Washington, after 200 years, may get vote in Congress
WASHINGTON (Reuters) - It has taken a little over 200 years, but Washingtonians finally sense that their quirky status as citizens without voting representation in the U.S. Congress might just be coming to an end.
The self-styled "capital of the free world" has been a democratic black spot for the United States -- drawing sharp criticism from rights groups and even the United Nations.
Residents of the District of Columbia, which is not legally a state, have had to fight for the limited voting rights they have since Congress relocated here from Philadelphia in 1800.
It took until 1961 to gain the right to vote in presidential elections, and they still have no full-fledged member of Congress -- either in the House of Representatives or the Senate -- despite having to pay federal taxes like everyone else.
But a determined grass-roots movement, a Democratic-controlled Congress, a weakened Republican president and a compromise involving far-away Utah has raised hopes that D.C. residents eventually might discard the "Taxation Without Representation" protest messages many carry on their car license plates.
"I've talked to activists in the city and they haven't seen a moment like this in a very, very long time," said Iler Zherka, executive director of DC Vote, a group campaigning for congressional representation for Washington.
Thousands of people, ranging from students to taxi drivers, are expected to join a march to Congress on Monday, the city's annual Emancipation Day marking Abraham Lincoln's 1862 signing of the act that ended slavery in the District.
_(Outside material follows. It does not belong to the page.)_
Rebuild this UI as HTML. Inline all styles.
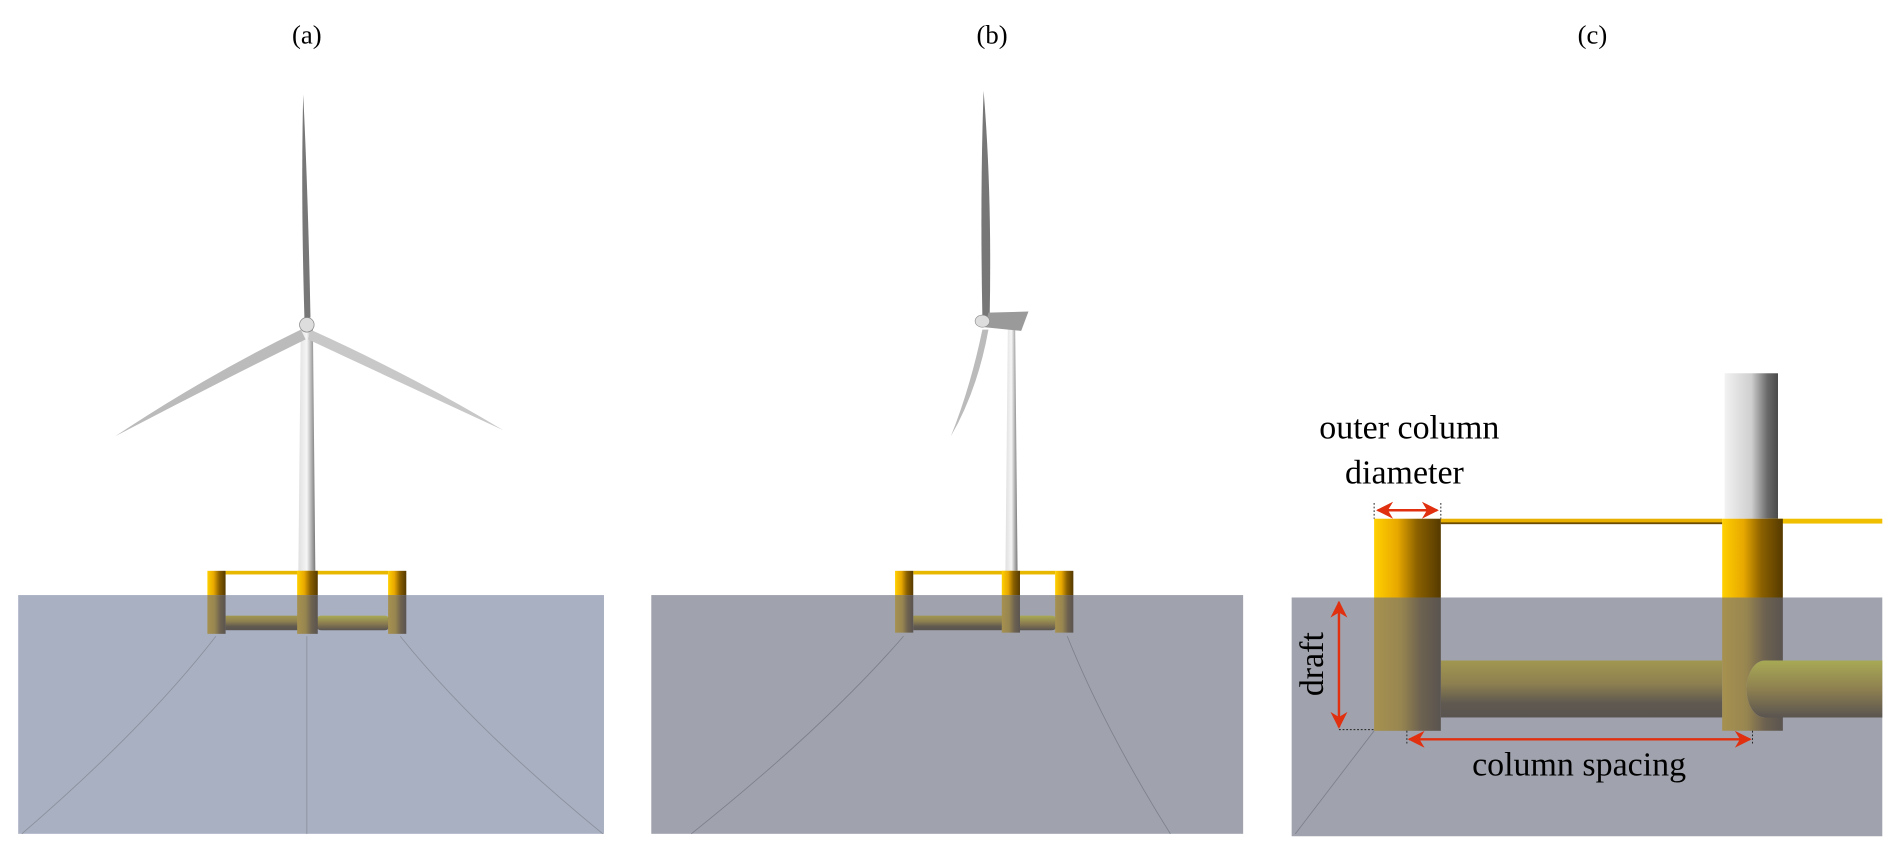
<!DOCTYPE html>
<html><head><meta charset="utf-8"><style>html,body{margin:0;padding:0;background:#fff;width:1892px;height:852px;overflow:hidden}svg{display:block}</style></head>
<body>
<svg width="1892" height="852" viewBox="0 0 1560 703" preserveAspectRatio="none" xmlns="http://www.w3.org/2000/svg" style="font-family:'Liberation Serif',serif">
<defs>
<linearGradient id="yc" x1="0" x2="1" y1="0" y2="0"><stop offset="0" stop-color="#ffd000"/><stop offset="0.35" stop-color="#e8a800"/><stop offset="0.65" stop-color="#8a6000"/><stop offset="1" stop-color="#553a00"/></linearGradient>
<linearGradient id="uc" x1="0" x2="1" y1="0" y2="0"><stop offset="0" stop-color="#a6914f"/><stop offset="0.4" stop-color="#988650"/><stop offset="0.7" stop-color="#6d6250"/><stop offset="1" stop-color="#5a5450"/></linearGradient>
<linearGradient id="up" x1="0" x2="0" y1="0" y2="1"><stop offset="0" stop-color="#a19750"/><stop offset="0.4" stop-color="#8e8050"/><stop offset="0.75" stop-color="#5f5950"/><stop offset="1" stop-color="#5a5450"/></linearGradient>
<linearGradient id="upg" x1="0" x2="0" y1="0" y2="1"><stop offset="0" stop-color="#a8aa55"/><stop offset="0.5" stop-color="#8e8050"/><stop offset="1" stop-color="#5a5450"/></linearGradient>
<linearGradient id="tw" x1="0" x2="1" y1="0" y2="0"><stop offset="0" stop-color="#f2f2f2"/><stop offset="0.5" stop-color="#cfcfcf"/><stop offset="0.8" stop-color="#6a6a6a"/><stop offset="1" stop-color="#4a4a4a"/></linearGradient>
<linearGradient id="tws" x1="0" x2="1" y1="0" y2="0"><stop offset="0" stop-color="#e0e0e0"/><stop offset="0.5" stop-color="#f5f5f5"/><stop offset="1" stop-color="#777"/></linearGradient>
<marker id="ar" viewBox="0 0 10 10" refX="9" refY="5" markerWidth="7" markerHeight="7" orient="auto-start-reverse"><path d="M0,0 L10,5 L0,10 L3,5 z" fill="#e03010"/></marker>
</defs>

<text x="253" y="36" font-size="22" text-anchor="middle">(a)</text>
<text x="818" y="36" font-size="22" text-anchor="middle">(b)</text>
<text x="1313" y="36" font-size="22" text-anchor="middle">(c)</text>

<rect x="15" y="491" width="483" height="197" fill="#a9b0c2"/>
<g fill="none" stroke="#8a8f9a" stroke-width="0.7">
<path d="M178,525 Q120,600 18,688"/><path d="M253,525 L253,688"/><path d="M330,525 Q390,600 497,688"/>
</g>
<polygon points="248,270 258,270 260,471 246,471" fill="url(#tws)"/>
<path d="M251,262 Q248,160 250,78 Q254,160 256,262 Z" fill="#777"/>
<path d="M248,272 Q170,310 95,360 Q175,318 252,280 Z" fill="#bbb"/>
<path d="M256,272 Q340,310 415,355 Q335,318 254,280 Z" fill="#c8c8c8"/>
<circle cx="253" cy="268" r="6" fill="#ddd" stroke="#888" stroke-width="0.6"/>
<rect x="186" y="471" width="134" height="3" fill="#e8b800"/>
<rect x="171" y="471" width="15" height="20" fill="url(#yc)"/>
<rect x="245" y="471" width="17" height="20" fill="url(#yc)"/>
<rect x="320" y="471" width="15" height="20" fill="url(#yc)"/>
<rect x="186" y="508" width="60" height="12" fill="url(#up)"/>
<rect x="260" y="508" width="62" height="12" rx="5" fill="url(#upg)"/>
<rect x="171" y="491" width="15" height="32" fill="url(#uc)"/>
<rect x="245" y="491" width="17" height="32" fill="url(#uc)"/>
<rect x="320" y="491" width="15" height="32" fill="url(#uc)"/>

<rect x="537" y="491" width="488" height="197" fill="#a0a3ad"/>
<g fill="none" stroke="#7d808a" stroke-width="0.7">
<path d="M745,525 Q680,600 570,688"/><path d="M880,525 Q910,600 965,688"/>
</g>
<polygon points="831,268 837,268 839,471 829,471" fill="url(#tws)"/>
<path d="M810,262 Q808,160 811,75 Q818,160 816,262 Z" fill="#777"/>
<path d="M810,272 Q800,320 784,360 Q806,322 815,272 Z" fill="#bbb"/>
<polygon points="815,258 848,257 842,273 812,270" fill="#9a9a9a"/>
<ellipse cx="810" cy="265" rx="6" ry="5" fill="#ddd" stroke="#888" stroke-width="0.5"/>
<rect x="753" y="471" width="117" height="3" fill="#e8b800"/>
<rect x="738" y="471" width="15" height="20" fill="url(#yc)"/>
<rect x="826" y="471" width="15" height="20" fill="url(#yc)"/>
<rect x="870" y="471" width="15" height="20" fill="url(#yc)"/>
<rect x="753" y="508" width="75" height="12" fill="url(#up)"/>
<rect x="834" y="508" width="38" height="12" rx="5" fill="url(#upg)"/>
<rect x="738" y="491" width="15" height="31" fill="url(#uc)"/>
<rect x="826" y="491" width="15" height="31" fill="url(#uc)"/>
<rect x="870" y="491" width="15" height="31" fill="url(#uc)"/>

<rect x="1065" y="493" width="487" height="197" fill="#a0a3ad"/>
<path d="M1133,603 L1068,688" stroke="#7d808a" stroke-width="0.7" fill="none"/>
<rect x="1422" y="308" width="44" height="120" fill="url(#tw)"/>
<rect x="1188" y="428" width="232" height="4" fill="#e8b000"/>
<rect x="1188" y="431" width="232" height="1.5" fill="#6a4a00"/>
<rect x="1458" y="428" width="94" height="4" fill="#f0c000"/>
<rect x="1133" y="428" width="55" height="65" fill="url(#yc)"/>
<rect x="1420" y="428" width="50" height="65" fill="url(#yc)"/>
<rect x="1188" y="545" width="232" height="47" fill="url(#up)"/>
<path d="M1552,545 L1455,545 A15,23.5 0 0 0 1455,592 L1552,592 Z" fill="url(#upg)"/>
<rect x="1133" y="493" width="55" height="110" fill="url(#uc)"/>
<path d="M1420,493 L1470,493 L1470,545 L1455,545 A15,23.5 0 0 0 1455,592 L1470,592 L1470,603 L1420,603 Z" fill="url(#uc)"/>

<g stroke="#222" stroke-width="0.8" stroke-dasharray="1.5,1.5" fill="none">
<path d="M1133,415 L1133,428"/><path d="M1188,415 L1188,428"/>
<path d="M1104,602 L1133,602"/>
<path d="M1160,603 L1160,614"/><path d="M1445,603 L1445,614"/>
</g>
<g stroke="#e03010" stroke-width="2" fill="none">
<line x1="1136" y1="421" x2="1185" y2="421" marker-start="url(#ar)" marker-end="url(#ar)"/>
<line x1="1104" y1="497" x2="1104" y2="600" marker-start="url(#ar)" marker-end="url(#ar)"/>
<line x1="1162" y1="610" x2="1443" y2="610" marker-start="url(#ar)" marker-end="url(#ar)"/>
</g>
<text x="1162" y="362" font-size="28" text-anchor="middle">outer column</text>
<text x="1158" y="399" font-size="28" text-anchor="middle">diameter</text>
<text x="1302" y="640" font-size="28" text-anchor="middle">column spacing</text>
<text transform="translate(1091,548) rotate(-90)" font-size="28" text-anchor="middle">draft</text>
</svg>
</body></html>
The aim is to press lawmakers into passing a bill this week that, while not making the District a state, would raise the number of seats in the U.S. House by two -- one for Washington and one for Utah, which has been demanding more representation because of population changes.
SELLING D.C. SHORT?
The bill is to be taken up by the House on Thursday, where approval is likely. But it would still have to pass the narrowly divided Senate and be signed by President George W. Bush, who pointedly had the protest plates removed from presidential limousines and whose aides have advised a veto.
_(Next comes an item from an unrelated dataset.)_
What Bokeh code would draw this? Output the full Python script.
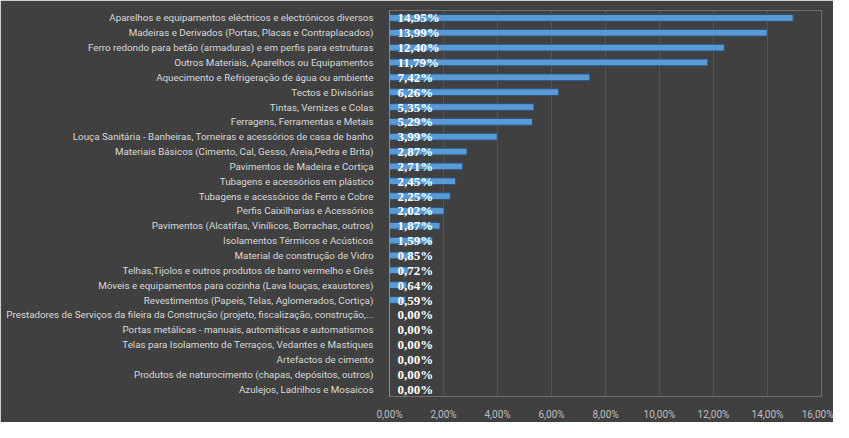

Washington's heavily black and Democratic population has been seen as the main cause of long-standing Republican opposition to giving the capital a seat, so handing one to Republican-friendly Utah could greatly boost the bill's chances of success.
Advocates also hope Bush would be reluctant to pick another fight with a resurgent Congress that is already challenging him over the Iraq War and other issues.
But the legislation has disappointed some rights activists, who say it sells Washington short by not giving it Senate representation and by leaving open constitutional questions that could make it vulnerable to legal challenges.
It would require an amendment to the U.S. Constitution to make the District a state with full representation by two senators and a representative in the House.
"I think the bill is wholly unworthy of the people of the District of Columbia," said Timothy Cooper, executive director of advocacy group Worldrights.
"My fear, as well as the fear of others, is that this will completely deflate any move to get U.S. senators," he said.
The bill is "flagrantly unconstitutional" -- ignoring the Founding Fathers' stipulation that Congress members are elected by "the several states" -- and is virtually certain to be struck down by the courts, said Jonathan Turley, a professor at the George Washington University Law School.
Advocates of the bill say it is legitimate because the Constitution gives Congress the power to exercise "exclusive legislation" over the capital.